I find myself filled with feelings of nostalgia this year. Riding through the square of my old home town brought back a flood of memories. The store fronts mostly look the same, but the stores are different. I called out their names as I went by. Hank’s Bakery is now an extension of the restaurant next door to it. I don’t remember the name of the store the restaurant replaced as I never shopped there. It had fruits, vegetables and cold cuts. The Middlesex Drug is now a butcher shop. My sister said it is expensive. The Children’s Cornet is now an Indian restaurant. My sister and I ate them and it was good except for the green sauce which burned my mouth.

The square is all lit for Christmas. Each tree has white lights and the town green, a new spot to me, has a beautiful lit tree of colored bulbs and an ice skating rink not yet opened. The fire station had Santa on the old police station roof. He used to be on the siren tower.

So much in my old home town has changed but so much somehow stays the same.

“A good cook is like a sorceress who dispenses happiness.”

April 26, 2014

It’s not winter even though my heater is going so I’m stuck calling this spring despite the cold and cloudiness. I suppose it could be sprinter, a new name for the shoulder season which isn’t one or the other. Rain is expected later, and I can already feel the dampness and the chill. I just put on some socks.

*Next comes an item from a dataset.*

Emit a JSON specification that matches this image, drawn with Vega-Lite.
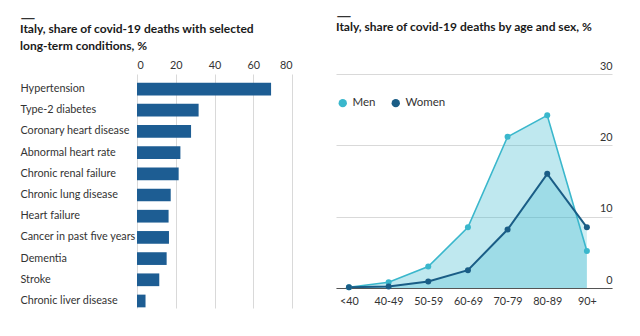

That weird trap caught another mouse yesterday. That’s two for the trap and one for the washing machine. I checked around 10:30 last night, and there it was inside the trap circling the small perimeter. I got Gracie and the two of us went for a ride. The mice are being freed at a different spot than last year’s just for novelty sake. This second freedom run went rather quickly because I had already figured out on the first run how to get the mouse out of the new trap. I watched it running toward the woods lit by my headlights and wished him well and hoped he’d find his friend, the mouse freed the other day. Today’s update: no mouse this morning.

When I run into weird words, I always wonder how I know their meanings. They’re not everyday words, were never vocabulary words and are used mostly by pompous people who scatter their conversations with archaic words so as to appear learned and intelligent. I chuckle. Pomposity does that to me.

My mother made great tapioca pudding. I liked it hot, scraping the pan hot, and I liked it cold. It was also one of my dad’s favorites. My mother made it more often than any other pudding, even more than chocolate. Sometimes I buy already made tapioca, and none of it ever compares to my mother’s.

I loved my mother’s pepper and egg combination. She made it for the beach and for road picnics when we were young. When we were older, it was often a side at barbecues at my parent’s house. My mother originally got the recipe from her sister which, I figure, gives it the stature of a family recipe. The squash dish always on our Thanksgiving tables came from another of my mother’s sister, but my mother unknowingly tweaked it. She switched butternut for zucchini. My uncle’s sausage cacciatore is one of legend. My sisters and I make it.

Food ties us to each other more than anything else.